Precisely because of such a political climate, Ngugi’s defense of both Jasanoff’s openly stereotypical views of Congo and Conrad’s ambivalent stance towards empire have come as a blow. It took me by so much surprise that I went back to Jasanoff’s August article on Congo and re-read it carefully, wondering whether I had been mistaken in my initial reading; so staunch is my faith in Ngugi’s thinking. But I do believe he is wrong in this case.

Ngugi’s interest in someone like Conrad is not surprising, but his endorsement of Jasanoff in particular is what is perturbing. On top of it, the timing is mysterious. Ngugi would have had plenty of opportunities during Achebe’s lifetime to have a back and forth about the good and bad in Conrad, the way novelist Caryl Philips did back in 2003. Such a conversation would have been rich and exciting, one that would have furthered our understanding on subjects as diverse as aesthetics, narrative, empire, race and history. Ngugi’s defense has deflated Achebe’s powerful critique. In his article, Achebe is portrayed as having missed the nuance and complexity in Conrad, an argument that has been made before, and now comes from the pen of none other than the most prolific figure in anticolonial literature and theory. This is disappointing at a time when the push for decolonizing the literature curriculum seems to have gotten a bit of steam. Future conversations will be impossible without pitting one legendary postcolonial African against another.
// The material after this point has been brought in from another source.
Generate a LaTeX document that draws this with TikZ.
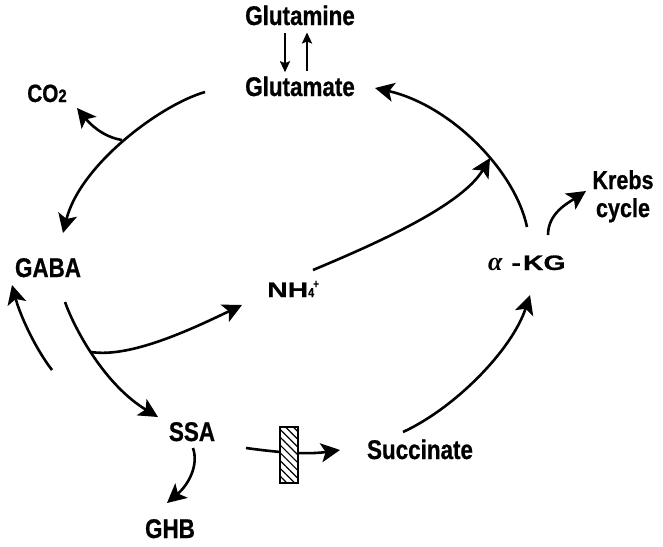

Achebe’s essay comes with its own set of ideological and stylistic issues, and this is certainly an open arena for debate. Scholars schooled in the Western canon, but who are ideologically and methodologically anti-imperialist, often struggle with Conrad’s beautiful writing yet horribly racist views. Conrad was honest about the colonial brutalities he witnessed, but his admiration for empire is hardly hidden. Several European writers suffer such ambivalence. George Orwell’s Burmese Days, or his essay “Shooting an Elephant,” are examples: the reality of imperialism is dirty, possibly immoral, but the work must be done and empire must be defended. E. M Forster’s Passage to India and Rudyard Kipling’s Kim can also be mined for such ambiguities and complexities. But isn’t it time to stop feeling ambivalent about empire? Why are we again and again attracted to this ambivalence when the proof of empire’s destructive and dehumanizing power is all around us? I wish Ngugi who remains for me a symbol of moral and political clarity had not thrown his hat in this ring.